**Dataset extract**
———

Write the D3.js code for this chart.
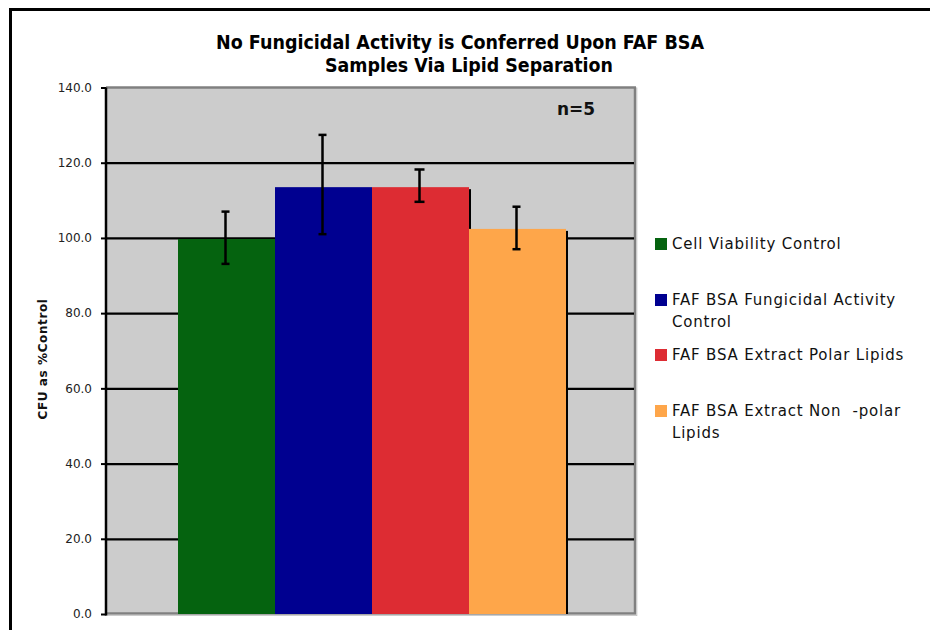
<!DOCTYPE html>
<html><head><meta charset="utf-8">
<script src="https://cdn.jsdelivr.net/npm/d3@7/dist/d3.min.js"></script>
<style>
html,body{margin:0;padding:0;background:#fff;}
svg{display:block;}
text{white-space:pre;}
</style></head>
<body>
<svg id="chart" width="930" height="630"></svg>
<script>
const categories = ["Cell Viability Control", "FAF BSA Fungicidal Activity Control", "FAF BSA Extract Polar Lipids", "FAF BSA Extract Non  -polar Lipids"];
const legendLines = [["Cell Viability Control"], ["FAF BSA Fungicidal Activity", "Control"], ["FAF BSA Extract Polar Lipids"], ["FAF BSA Extract Non  -polar", "Lipids"]];
const values = [99.7, 113.5, 113.5, 102.4];
const errPlus = [7.3, 13.9, 4.7, 5.9];
const errMinus = [6.6, 12.5, 3.9, 5.4];
const colors = ["#05630f", "#000090", "#dd2c33", "#fea64a"];
const yTicks = [0, 20, 40, 60, 80, 100, 120, 140];
const titleLines = ["No Fungicidal Activity is Conferred Upon FAF BSA", "Samples Via Lipid Separation"];
const yTitle = "CFU as %Control";
const annotation = "n=5";

const svg = d3.select("#chart");
const plot = {left: 106, right: 635, top: 87.5, bottom: 614};

// outer frame
svg.append("line").attr("x1", 9).attr("x2", 930).attr("y1", 9.5).attr("y2", 9.5).attr("stroke", "#000").attr("stroke-width", 3);
svg.append("line").attr("x1", 10.5).attr("x2", 10.5).attr("y1", 8).attr("y2", 630).attr("stroke", "#000").attr("stroke-width", 3);

const y = d3.scaleLinear().domain([0, 140]).range([plot.bottom, plot.top]);
const x = d3.scaleBand().domain(categories).range([178, 566]).padding(0);

// plot background
svg.append("rect").attr("x", plot.left).attr("y", plot.top).attr("width", plot.right - plot.left).attr("height", plot.bottom - plot.top).attr("fill", "#cccccc");
// plot border (gray)
svg.append("line").attr("x1", plot.left).attr("x2", plot.right + 1).attr("y1", plot.top).attr("y2", plot.top).attr("stroke", "#808080").attr("stroke-width", 2.5);
svg.append("line").attr("x1", plot.right).attr("x2", plot.right).attr("y1", plot.top).attr("y2", plot.bottom).attr("stroke", "#808080").attr("stroke-width", 2.5);
svg.append("line").attr("x1", plot.right + 1.8).attr("x2", plot.right + 1.8).attr("y1", plot.top).attr("y2", plot.bottom + 2).attr("stroke", "#c0c0c0").attr("stroke-width", 1);
svg.append("line").attr("x1", plot.left).attr("x2", plot.right + 1).attr("y1", plot.bottom - 0.5).attr("y2", plot.bottom - 0.5).attr("stroke", "#808080").attr("stroke-width", 2.5);
svg.append("line").attr("x1", plot.left).attr("x2", plot.right + 2).attr("y1", plot.bottom + 1.3).attr("y2", plot.bottom + 1.3).attr("stroke", "#c0c0c0").attr("stroke-width", 1);

// gridlines
const grid = svg.append("g").attr("transform", `translate(${plot.left},0)`)
  .call(d3.axisLeft(y).tickValues(yTicks.filter(d => d > 0 && d < 140)).tickSize(-(plot.right - plot.left - 1)).tickFormat(""));
grid.select(".domain").remove();
grid.selectAll(".tick line").attr("stroke", "#000").attr("stroke-width", 2.2);

// bars
const barG = svg.append("g");
values.forEach((v, i) => {
  const g = barG.append("g");
  const bx = x(categories[i]);
  const bw = x.bandwidth();
  g.append("rect").attr("x", bx + bw).attr("y", y(v) + 2).attr("width", 2).attr("height", y(0) - y(v) - 2).attr("fill", "#000");
  g.append("rect").attr("x", bx).attr("y", y(v)).attr("width", bw).attr("height", y(0) - y(v)).attr("fill", colors[i]);
});

// error bars
const errG = svg.append("g").attr("stroke", "#000").attr("stroke-width", 2.5).attr("fill", "none");
values.forEach((v, i) => {
  const cx = x(categories[i]) + x.bandwidth() / 2 - 1;
  const hi = y(v + errPlus[i]), lo = y(v - errMinus[i]);
  const cap = i % 2 === 0 && i > 0 ? 5 : 4;
  errG.append("line").attr("x1", cx).attr("x2", cx).attr("y1", hi).attr("y2", lo);
  errG.append("line").attr("x1", cx - cap).attr("x2", cx + cap).attr("y1", hi).attr("y2", hi);
  errG.append("line").attr("x1", cx - cap).attr("x2", cx + cap).attr("y1", lo).attr("y2", lo);
});

// y axis
const yAxis = svg.append("g").attr("transform", `translate(${plot.left},0)`)
  .call(d3.axisLeft(y).tickValues(yTicks).tickFormat(d3.format(".1f")).tickSize(5).tickSizeOuter(0).tickPadding(9));
yAxis.select(".domain").attr("stroke", "#000").attr("stroke-width", 2.5).attr("d", `M0,${plot.top}V${plot.bottom + 1.5}`);
yAxis.selectAll(".tick line").attr("stroke", "#000").attr("stroke-width", 2);
yAxis.selectAll(".tick text").attr("font-family", "DejaVu Sans, Verdana, sans-serif").attr("font-size", 12).attr("fill", "#222");

// y title
svg.append("text").attr("transform", "translate(47,359) rotate(-90)").attr("text-anchor", "middle")
  .attr("font-family", "DejaVu Sans, Verdana, sans-serif").attr("font-weight", "bold").attr("font-size", 12)
  .attr("letter-spacing", 0.6).attr("fill", "#111")
  .text(yTitle);

// title
const titleY = [49, 72];
const titleX = [460, 469];
const titleW = [488, 288];
titleLines.forEach((t, i) => {
  svg.append("text").attr("x", titleX[i]).attr("y", titleY[i]).attr("text-anchor", "middle")
    .attr("font-family", "DejaVu Sans, Verdana, sans-serif").attr("font-weight", "bold").attr("font-size", 19.5)
    .attr("textLength", titleW[i]).attr("lengthAdjust", "spacingAndGlyphs").attr("fill", "#000")
    .text(t);
});

// annotation
svg.append("text").attr("x", 576).attr("y", 115).attr("text-anchor", "middle")
  .attr("font-family", "DejaVu Sans, Verdana, sans-serif").attr("font-weight", "bold").attr("font-size", 17).attr("fill", "#111")
  .text(annotation);

// legend
const legendTop = [249, 305, 360, 416];
const leg = svg.append("g");
legendLines.forEach((lines, i) => {
  leg.append("rect").attr("x", 655).attr("y", legendTop[i] - 11).attr("width", 12).attr("height", 12).attr("fill", colors[i]);
  lines.forEach((ln, j) => {
    leg.append("text").attr("x", 672).attr("y", legendTop[i] + j * 21.5)
      .attr("font-family", "DejaVu Sans, Verdana, sans-serif").attr("font-size", 15).attr("letter-spacing", 0.8).attr("fill", "#111")
      .text(ln);
  });
});
</script>
</body></html>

———

From the listing, copy every line where the string "chart" appears.

Write the D3.js code for this chart.
<svg id="chart" width="930" height="630"></svg>
const svg = d3.select("#chart");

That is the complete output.